**Directions**
Pictures must not be retyped. Return exactly the lines from the one with "Write the TikZ code for this diagram." through the one with "(0,0) rectangle (913,1223);", both included, and no others.
— START OF Data shown —
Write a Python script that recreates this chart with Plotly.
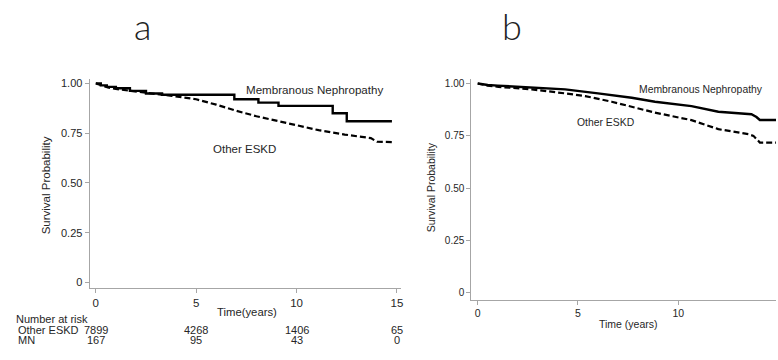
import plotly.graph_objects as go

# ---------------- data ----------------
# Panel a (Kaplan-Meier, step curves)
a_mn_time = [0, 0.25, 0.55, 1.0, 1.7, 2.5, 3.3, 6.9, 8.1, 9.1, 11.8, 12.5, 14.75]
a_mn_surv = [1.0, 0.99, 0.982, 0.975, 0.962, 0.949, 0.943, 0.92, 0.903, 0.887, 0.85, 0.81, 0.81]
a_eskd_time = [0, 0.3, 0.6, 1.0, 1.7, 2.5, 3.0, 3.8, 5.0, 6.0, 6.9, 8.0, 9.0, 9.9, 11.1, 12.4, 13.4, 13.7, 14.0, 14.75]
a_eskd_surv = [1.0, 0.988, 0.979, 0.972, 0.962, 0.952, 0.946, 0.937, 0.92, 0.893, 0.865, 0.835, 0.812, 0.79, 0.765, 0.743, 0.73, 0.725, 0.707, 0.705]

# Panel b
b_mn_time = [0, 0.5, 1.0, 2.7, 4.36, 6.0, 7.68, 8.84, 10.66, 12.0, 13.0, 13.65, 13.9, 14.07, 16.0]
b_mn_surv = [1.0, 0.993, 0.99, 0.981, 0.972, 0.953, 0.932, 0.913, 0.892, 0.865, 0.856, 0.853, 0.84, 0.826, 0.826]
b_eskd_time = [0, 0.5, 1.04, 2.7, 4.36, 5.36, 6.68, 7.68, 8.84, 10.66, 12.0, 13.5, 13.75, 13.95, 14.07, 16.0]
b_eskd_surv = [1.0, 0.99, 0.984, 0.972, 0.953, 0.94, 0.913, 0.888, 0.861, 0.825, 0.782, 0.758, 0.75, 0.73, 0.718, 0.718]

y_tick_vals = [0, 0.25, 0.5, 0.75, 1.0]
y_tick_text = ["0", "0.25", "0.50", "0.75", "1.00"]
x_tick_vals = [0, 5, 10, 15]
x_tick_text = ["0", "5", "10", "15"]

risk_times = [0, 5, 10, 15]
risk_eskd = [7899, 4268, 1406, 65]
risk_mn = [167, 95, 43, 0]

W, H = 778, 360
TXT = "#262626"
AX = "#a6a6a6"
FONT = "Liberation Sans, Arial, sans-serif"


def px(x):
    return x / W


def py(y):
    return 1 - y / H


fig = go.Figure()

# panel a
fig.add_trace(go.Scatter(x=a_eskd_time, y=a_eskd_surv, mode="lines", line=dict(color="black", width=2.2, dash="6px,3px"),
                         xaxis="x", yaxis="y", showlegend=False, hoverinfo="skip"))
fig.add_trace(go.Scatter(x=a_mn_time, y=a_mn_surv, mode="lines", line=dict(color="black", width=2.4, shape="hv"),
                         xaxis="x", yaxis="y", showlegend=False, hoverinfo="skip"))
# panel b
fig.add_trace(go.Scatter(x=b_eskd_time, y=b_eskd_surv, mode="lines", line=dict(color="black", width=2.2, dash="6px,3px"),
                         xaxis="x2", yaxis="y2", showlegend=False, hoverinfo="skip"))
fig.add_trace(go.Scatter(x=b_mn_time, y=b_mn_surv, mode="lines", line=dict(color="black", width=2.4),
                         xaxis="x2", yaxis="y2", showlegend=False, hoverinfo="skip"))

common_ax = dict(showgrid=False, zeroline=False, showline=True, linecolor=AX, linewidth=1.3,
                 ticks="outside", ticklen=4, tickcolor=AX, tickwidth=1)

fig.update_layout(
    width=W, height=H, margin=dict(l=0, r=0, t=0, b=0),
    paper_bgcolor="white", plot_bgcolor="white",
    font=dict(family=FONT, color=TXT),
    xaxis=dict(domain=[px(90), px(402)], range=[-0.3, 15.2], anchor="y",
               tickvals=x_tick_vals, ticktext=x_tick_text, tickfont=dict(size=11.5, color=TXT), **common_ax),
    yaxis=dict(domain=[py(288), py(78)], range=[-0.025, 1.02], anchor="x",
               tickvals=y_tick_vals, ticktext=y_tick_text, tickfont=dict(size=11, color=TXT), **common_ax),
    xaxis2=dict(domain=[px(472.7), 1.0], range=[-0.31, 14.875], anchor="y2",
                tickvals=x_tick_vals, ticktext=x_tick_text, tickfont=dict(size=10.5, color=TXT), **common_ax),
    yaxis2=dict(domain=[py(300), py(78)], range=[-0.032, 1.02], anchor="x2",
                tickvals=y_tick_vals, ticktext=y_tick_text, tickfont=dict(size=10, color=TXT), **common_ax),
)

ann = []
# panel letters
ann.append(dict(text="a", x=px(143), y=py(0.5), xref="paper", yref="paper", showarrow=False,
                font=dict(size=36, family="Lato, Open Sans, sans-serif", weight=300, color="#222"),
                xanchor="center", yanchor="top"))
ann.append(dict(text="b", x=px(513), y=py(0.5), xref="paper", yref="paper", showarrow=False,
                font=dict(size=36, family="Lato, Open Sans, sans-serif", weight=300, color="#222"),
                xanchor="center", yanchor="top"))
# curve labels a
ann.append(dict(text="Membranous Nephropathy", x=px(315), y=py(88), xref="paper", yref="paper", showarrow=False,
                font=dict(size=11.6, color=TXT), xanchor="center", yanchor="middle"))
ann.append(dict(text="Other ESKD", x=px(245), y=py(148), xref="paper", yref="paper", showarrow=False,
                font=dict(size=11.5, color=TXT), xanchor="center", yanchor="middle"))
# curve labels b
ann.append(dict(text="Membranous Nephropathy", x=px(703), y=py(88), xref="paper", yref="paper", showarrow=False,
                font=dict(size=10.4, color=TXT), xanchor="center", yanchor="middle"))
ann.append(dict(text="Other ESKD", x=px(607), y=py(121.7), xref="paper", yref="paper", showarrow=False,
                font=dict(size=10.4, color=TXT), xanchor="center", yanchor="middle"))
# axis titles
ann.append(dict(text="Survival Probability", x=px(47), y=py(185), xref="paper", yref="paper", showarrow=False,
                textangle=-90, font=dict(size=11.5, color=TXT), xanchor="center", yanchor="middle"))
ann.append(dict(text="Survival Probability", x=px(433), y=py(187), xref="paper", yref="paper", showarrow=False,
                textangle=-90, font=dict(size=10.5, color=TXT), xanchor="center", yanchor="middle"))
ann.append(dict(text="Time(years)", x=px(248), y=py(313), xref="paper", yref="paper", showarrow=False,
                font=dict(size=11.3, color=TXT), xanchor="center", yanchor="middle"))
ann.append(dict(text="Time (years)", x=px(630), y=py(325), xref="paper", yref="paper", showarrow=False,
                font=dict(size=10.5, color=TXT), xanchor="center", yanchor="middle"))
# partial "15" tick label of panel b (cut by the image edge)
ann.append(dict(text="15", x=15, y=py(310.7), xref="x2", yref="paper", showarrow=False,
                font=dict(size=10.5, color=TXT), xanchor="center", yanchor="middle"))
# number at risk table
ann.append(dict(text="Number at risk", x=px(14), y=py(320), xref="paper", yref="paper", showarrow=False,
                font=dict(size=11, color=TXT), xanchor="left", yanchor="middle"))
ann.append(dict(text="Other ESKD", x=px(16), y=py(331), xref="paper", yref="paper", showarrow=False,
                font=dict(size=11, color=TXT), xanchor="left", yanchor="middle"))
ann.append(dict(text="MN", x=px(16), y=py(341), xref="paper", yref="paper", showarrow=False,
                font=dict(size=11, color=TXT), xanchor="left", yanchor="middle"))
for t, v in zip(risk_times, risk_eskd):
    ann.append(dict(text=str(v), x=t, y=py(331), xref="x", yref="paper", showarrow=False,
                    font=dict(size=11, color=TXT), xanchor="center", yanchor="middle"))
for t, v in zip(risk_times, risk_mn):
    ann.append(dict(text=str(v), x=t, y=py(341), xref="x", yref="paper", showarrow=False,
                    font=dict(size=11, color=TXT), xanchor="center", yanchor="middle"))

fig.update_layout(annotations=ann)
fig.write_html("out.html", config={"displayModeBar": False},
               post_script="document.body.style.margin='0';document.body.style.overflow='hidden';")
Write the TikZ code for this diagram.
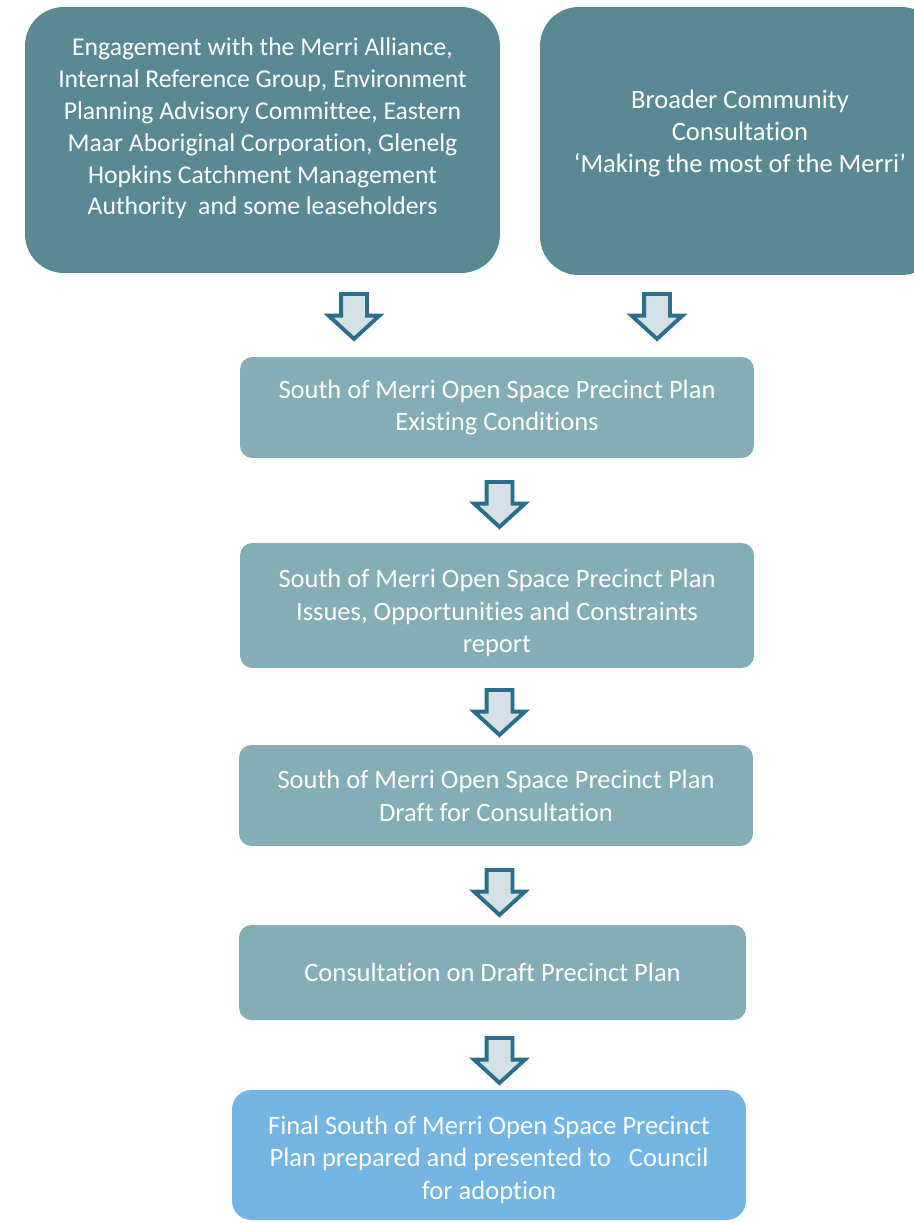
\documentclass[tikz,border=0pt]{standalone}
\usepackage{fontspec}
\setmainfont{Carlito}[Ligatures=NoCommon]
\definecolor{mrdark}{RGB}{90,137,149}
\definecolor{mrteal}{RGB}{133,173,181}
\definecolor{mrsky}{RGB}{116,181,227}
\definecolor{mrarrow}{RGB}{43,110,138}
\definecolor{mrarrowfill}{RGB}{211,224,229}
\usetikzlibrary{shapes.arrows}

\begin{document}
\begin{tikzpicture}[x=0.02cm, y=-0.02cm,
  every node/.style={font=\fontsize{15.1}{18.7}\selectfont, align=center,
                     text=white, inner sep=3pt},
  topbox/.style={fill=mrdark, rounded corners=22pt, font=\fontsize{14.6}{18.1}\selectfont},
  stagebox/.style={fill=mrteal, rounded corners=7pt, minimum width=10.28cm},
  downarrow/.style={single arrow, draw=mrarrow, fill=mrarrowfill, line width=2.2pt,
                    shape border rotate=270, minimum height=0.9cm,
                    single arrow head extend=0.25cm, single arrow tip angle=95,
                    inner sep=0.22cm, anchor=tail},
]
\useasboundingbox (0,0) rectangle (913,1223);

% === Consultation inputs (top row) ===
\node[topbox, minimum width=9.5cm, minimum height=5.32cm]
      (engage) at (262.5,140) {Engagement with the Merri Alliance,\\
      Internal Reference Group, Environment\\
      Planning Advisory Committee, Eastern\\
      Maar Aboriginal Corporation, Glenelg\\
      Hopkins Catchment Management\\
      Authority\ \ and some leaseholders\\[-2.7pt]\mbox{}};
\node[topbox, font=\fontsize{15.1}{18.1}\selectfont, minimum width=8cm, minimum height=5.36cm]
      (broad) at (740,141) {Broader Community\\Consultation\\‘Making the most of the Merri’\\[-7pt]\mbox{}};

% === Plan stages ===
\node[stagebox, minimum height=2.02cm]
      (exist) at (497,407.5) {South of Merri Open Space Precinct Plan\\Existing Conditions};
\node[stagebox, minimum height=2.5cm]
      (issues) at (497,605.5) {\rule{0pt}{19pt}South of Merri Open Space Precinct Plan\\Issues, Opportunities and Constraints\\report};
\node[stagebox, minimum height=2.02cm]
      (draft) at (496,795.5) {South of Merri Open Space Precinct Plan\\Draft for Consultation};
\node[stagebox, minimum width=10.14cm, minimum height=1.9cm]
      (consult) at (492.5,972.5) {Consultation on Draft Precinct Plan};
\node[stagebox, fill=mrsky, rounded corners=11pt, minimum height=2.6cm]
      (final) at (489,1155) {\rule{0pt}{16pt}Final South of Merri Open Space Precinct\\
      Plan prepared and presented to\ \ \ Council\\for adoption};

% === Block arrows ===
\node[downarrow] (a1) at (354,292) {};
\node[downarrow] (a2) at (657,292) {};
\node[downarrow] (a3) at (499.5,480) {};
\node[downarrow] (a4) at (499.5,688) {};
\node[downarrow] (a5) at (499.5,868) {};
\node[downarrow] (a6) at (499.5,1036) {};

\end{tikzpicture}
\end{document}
— END OF Data shown —
**In response**
Write the TikZ code for this diagram.
\documentclass[tikz,border=0pt]{standalone}
\usepackage{fontspec}
\setmainfont{Carlito}[Ligatures=NoCommon]
\definecolor{mrdark}{RGB}{90,137,149}
\definecolor{mrteal}{RGB}{133,173,181}
\definecolor{mrsky}{RGB}{116,181,227}
\definecolor{mrarrow}{RGB}{43,110,138}
\definecolor{mrarrowfill}{RGB}{211,224,229}
\usetikzlibrary{shapes.arrows}

\begin{document}
\begin{tikzpicture}[x=0.02cm, y=-0.02cm,
  every node/.style={font=\fontsize{15.1}{18.7}\selectfont, align=center,
                     text=white, inner sep=3pt},
  topbox/.style={fill=mrdark, rounded corners=22pt, font=\fontsize{14.6}{18.1}\selectfont},
  stagebox/.style={fill=mrteal, rounded corners=7pt, minimum width=10.28cm},
  downarrow/.style={single arrow, draw=mrarrow, fill=mrarrowfill, line width=2.2pt,
                    shape border rotate=270, minimum height=0.9cm,
                    single arrow head extend=0.25cm, single arrow tip angle=95,
                    inner sep=0.22cm, anchor=tail},
]
\useasboundingbox (0,0) rectangle (913,1223);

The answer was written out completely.